**Direction:**
Everything in the data should be repeated exactly, save for the images.

**Source material:**
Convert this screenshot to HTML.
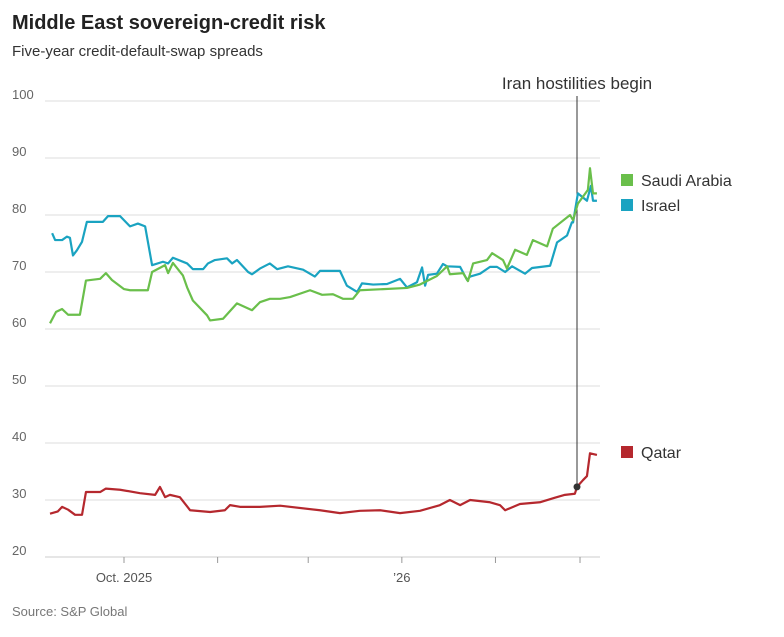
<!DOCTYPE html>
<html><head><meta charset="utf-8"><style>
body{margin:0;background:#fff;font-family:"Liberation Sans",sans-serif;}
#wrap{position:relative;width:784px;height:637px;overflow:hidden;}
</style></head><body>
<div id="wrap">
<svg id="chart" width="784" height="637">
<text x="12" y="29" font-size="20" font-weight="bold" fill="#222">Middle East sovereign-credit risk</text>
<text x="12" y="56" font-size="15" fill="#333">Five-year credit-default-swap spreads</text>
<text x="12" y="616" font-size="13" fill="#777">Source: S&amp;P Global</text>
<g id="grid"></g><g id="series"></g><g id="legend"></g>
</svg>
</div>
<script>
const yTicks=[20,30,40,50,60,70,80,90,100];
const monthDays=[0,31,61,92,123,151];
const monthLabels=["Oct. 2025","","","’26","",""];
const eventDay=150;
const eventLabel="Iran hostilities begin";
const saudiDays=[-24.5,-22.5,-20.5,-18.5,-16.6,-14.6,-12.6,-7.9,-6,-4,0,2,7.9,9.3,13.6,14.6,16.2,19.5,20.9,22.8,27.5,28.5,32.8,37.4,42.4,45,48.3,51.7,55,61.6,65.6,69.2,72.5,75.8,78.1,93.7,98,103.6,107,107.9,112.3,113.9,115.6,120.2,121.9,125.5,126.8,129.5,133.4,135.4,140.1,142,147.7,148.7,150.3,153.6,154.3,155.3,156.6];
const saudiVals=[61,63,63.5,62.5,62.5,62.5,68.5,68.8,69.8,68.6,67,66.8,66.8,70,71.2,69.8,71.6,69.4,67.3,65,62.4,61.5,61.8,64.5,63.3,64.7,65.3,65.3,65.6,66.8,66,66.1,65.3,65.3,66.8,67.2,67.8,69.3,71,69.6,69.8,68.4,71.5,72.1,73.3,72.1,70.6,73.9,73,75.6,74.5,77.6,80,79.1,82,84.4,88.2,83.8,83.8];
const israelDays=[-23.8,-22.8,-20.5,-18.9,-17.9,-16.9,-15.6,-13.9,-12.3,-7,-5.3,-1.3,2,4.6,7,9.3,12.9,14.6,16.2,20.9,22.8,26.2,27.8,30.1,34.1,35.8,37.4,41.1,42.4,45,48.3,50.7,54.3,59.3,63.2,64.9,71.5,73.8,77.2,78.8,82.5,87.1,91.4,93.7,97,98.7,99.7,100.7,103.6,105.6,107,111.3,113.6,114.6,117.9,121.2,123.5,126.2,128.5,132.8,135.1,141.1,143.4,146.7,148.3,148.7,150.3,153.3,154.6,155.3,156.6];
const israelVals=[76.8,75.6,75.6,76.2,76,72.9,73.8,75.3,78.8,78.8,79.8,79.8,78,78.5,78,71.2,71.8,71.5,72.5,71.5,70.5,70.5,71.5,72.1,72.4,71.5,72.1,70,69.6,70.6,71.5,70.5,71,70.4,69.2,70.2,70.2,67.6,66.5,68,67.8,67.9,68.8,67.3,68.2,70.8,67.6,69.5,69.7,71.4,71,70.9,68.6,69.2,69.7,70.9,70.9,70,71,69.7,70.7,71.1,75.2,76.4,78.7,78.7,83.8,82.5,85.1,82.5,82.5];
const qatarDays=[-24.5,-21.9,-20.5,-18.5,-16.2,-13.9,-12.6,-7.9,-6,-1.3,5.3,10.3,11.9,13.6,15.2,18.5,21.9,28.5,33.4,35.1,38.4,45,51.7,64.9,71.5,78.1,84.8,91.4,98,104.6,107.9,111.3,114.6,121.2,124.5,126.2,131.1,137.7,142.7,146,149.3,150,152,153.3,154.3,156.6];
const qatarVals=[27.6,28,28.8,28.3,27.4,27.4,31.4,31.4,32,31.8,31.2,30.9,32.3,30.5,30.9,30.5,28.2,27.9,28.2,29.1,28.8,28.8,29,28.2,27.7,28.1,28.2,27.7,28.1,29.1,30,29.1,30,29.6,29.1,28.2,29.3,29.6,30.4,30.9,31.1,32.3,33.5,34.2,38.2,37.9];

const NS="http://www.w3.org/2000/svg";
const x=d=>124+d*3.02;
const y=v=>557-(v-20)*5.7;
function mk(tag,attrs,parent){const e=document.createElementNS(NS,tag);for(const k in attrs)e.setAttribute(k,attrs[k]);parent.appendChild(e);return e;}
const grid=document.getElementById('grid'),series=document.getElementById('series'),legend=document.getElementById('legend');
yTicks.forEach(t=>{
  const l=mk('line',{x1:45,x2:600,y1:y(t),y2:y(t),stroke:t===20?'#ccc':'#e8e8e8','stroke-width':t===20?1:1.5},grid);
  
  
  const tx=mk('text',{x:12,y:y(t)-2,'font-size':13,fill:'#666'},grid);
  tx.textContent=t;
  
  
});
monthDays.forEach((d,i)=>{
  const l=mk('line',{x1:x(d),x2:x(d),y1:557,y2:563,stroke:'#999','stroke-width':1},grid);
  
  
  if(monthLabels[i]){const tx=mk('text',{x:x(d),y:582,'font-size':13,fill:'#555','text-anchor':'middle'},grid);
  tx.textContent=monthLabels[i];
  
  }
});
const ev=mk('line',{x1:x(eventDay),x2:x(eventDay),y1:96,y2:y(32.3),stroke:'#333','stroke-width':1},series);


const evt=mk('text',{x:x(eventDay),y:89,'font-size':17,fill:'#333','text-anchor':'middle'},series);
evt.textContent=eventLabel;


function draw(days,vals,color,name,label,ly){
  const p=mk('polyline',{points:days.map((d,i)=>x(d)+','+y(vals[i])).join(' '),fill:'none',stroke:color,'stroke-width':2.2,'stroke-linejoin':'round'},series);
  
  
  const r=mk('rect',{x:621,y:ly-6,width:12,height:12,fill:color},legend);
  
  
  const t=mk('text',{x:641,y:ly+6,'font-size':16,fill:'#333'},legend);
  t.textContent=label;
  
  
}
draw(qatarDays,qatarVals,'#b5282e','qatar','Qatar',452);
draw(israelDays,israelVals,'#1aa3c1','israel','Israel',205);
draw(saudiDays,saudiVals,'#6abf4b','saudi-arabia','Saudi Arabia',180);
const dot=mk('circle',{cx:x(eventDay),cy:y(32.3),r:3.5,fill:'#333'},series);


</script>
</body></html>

**Complete output:**
Convert this screenshot to HTML.
<!DOCTYPE html>
<html><head><meta charset="utf-8"><style>
body{margin:0;background:#fff;font-family:"Liberation Sans",sans-serif;}
#wrap{position:relative;width:784px;height:637px;overflow:hidden;}
</style></head><body>
<div id="wrap">
<svg id="chart" width="784" height="637">
<text x="12" y="29" font-size="20" font-weight="bold" fill="#222">Middle East sovereign-credit risk</text>
<text x="12" y="56" font-size="15" fill="#333">Five-year credit-default-swap spreads</text>
<text x="12" y="616" font-size="13" fill="#777">Source: S&amp;P Global</text>
<g id="grid"></g><g id="series"></g><g id="legend"></g>
</svg>
</div>
<script>
const yTicks=[20,30,40,50,60,70,80,90,100];
const monthDays=[0,31,61,92,123,151];
const monthLabels=["Oct. 2025","","","’26","",""];
const eventDay=150;
const eventLabel="Iran hostilities begin";
const saudiDays=[-24.5,-22.5,-20.5,-18.5,-16.6,-14.6,-12.6,-7.9,-6,-4,0,2,7.9,9.3,13.6,14.6,16.2,19.5,20.9,22.8,27.5,28.5,32.8,37.4,42.4,45,48.3,51.7,55,61.6,65.6,69.2,72.5,75.8,78.1,93.7,98,103.6,107,107.9,112.3,113.9,115.6,120.2,121.9,125.5,126.8,129.5,133.4,135.4,140.1,142,147.7,148.7,150.3,153.6,154.3,155.3,156.6];
const saudiVals=[61,63,63.5,62.5,62.5,62.5,68.5,68.8,69.8,68.6,67,66.8,66.8,70,71.2,69.8,71.6,69.4,67.3,65,62.4,61.5,61.8,64.5,63.3,64.7,65.3,65.3,65.6,66.8,66,66.1,65.3,65.3,66.8,67.2,67.8,69.3,71,69.6,69.8,68.4,71.5,72.1,73.3,72.1,70.6,73.9,73,75.6,74.5,77.6,80,79.1,82,84.4,88.2,83.8,83.8];
const israelDays=[-23.8,-22.8,-20.5,-18.9,-17.9,-16.9,-15.6,-13.9,-12.3,-7,-5.3,-1.3,2,4.6,7,9.3,12.9,14.6,16.2,20.9,22.8,26.2,27.8,30.1,34.1,35.8,37.4,41.1,42.4,45,48.3,50.7,54.3,59.3,63.2,64.9,71.5,73.8,77.2,78.8,82.5,87.1,91.4,93.7,97,98.7,99.7,100.7,103.6,105.6,107,111.3,113.6,114.6,117.9,121.2,123.5,126.2,128.5,132.8,135.1,141.1,143.4,146.7,148.3,148.7,150.3,153.3,154.6,155.3,156.6];
const israelVals=[76.8,75.6,75.6,76.2,76,72.9,73.8,75.3,78.8,78.8,79.8,79.8,78,78.5,78,71.2,71.8,71.5,72.5,71.5,70.5,70.5,71.5,72.1,72.4,71.5,72.1,70,69.6,70.6,71.5,70.5,71,70.4,69.2,70.2,70.2,67.6,66.5,68,67.8,67.9,68.8,67.3,68.2,70.8,67.6,69.5,69.7,71.4,71,70.9,68.6,69.2,69.7,70.9,70.9,70,71,69.7,70.7,71.1,75.2,76.4,78.7,78.7,83.8,82.5,85.1,82.5,82.5];
const qatarDays=[-24.5,-21.9,-20.5,-18.5,-16.2,-13.9,-12.6,-7.9,-6,-1.3,5.3,10.3,11.9,13.6,15.2,18.5,21.9,28.5,33.4,35.1,38.4,45,51.7,64.9,71.5,78.1,84.8,91.4,98,104.6,107.9,111.3,114.6,121.2,124.5,126.2,131.1,137.7,142.7,146,149.3,150,152,153.3,154.3,156.6];
const qatarVals=[27.6,28,28.8,28.3,27.4,27.4,31.4,31.4,32,31.8,31.2,30.9,32.3,30.5,30.9,30.5,28.2,27.9,28.2,29.1,28.8,28.8,29,28.2,27.7,28.1,28.2,27.7,28.1,29.1,30,29.1,30,29.6,29.1,28.2,29.3,29.6,30.4,30.9,31.1,32.3,33.5,34.2,38.2,37.9];

const NS="http://www.w3.org/2000/svg";
const x=d=>124+d*3.02;
const y=v=>557-(v-20)*5.7;
function mk(tag,attrs,parent){const e=document.createElementNS(NS,tag);for(const k in attrs)e.setAttribute(k,attrs[k]);parent.appendChild(e);return e;}
const grid=document.getElementById('grid'),series=document.getElementById('series'),legend=document.getElementById('legend');
yTicks.forEach(t=>{
  const l=mk('line',{x1:45,x2:600,y1:y(t),y2:y(t),stroke:t===20?'#ccc':'#e8e8e8','stroke-width':t===20?1:1.5},grid);
  
  
  const tx=mk('text',{x:12,y:y(t)-2,'font-size':13,fill:'#666'},grid);
  tx.textContent=t;
  
  
});
monthDays.forEach((d,i)=>{
  const l=mk('line',{x1:x(d),x2:x(d),y1:557,y2:563,stroke:'#999','stroke-width':1},grid);
  
  
  if(monthLabels[i]){const tx=mk('text',{x:x(d),y:582,'font-size':13,fill:'#555','text-anchor':'middle'},grid);
  tx.textContent=monthLabels[i];
  
  }
});
const ev=mk('line',{x1:x(eventDay),x2:x(eventDay),y1:96,y2:y(32.3),stroke:'#333','stroke-width':1},series);


const evt=mk('text',{x:x(eventDay),y:89,'font-size':17,fill:'#333','text-anchor':'middle'},series);
evt.textContent=eventLabel;


function draw(days,vals,color,name,label,ly){
  const p=mk('polyline',{points:days.map((d,i)=>x(d)+','+y(vals[i])).join(' '),fill:'none',stroke:color,'stroke-width':2.2,'stroke-linejoin':'round'},series);
  
  
  const r=mk('rect',{x:621,y:ly-6,width:12,height:12,fill:color},legend);
  
  
  const t=mk('text',{x:641,y:ly+6,'font-size':16,fill:'#333'},legend);
  t.textContent=label;
  
  
}
draw(qatarDays,qatarVals,'#b5282e','qatar','Qatar',452);
draw(israelDays,israelVals,'#1aa3c1','israel','Israel',205);
draw(saudiDays,saudiVals,'#6abf4b','saudi-arabia','Saudi Arabia',180);
const dot=mk('circle',{cx:x(eventDay),cy:y(32.3),r:3.5,fill:'#333'},series);


</script>
</body></html>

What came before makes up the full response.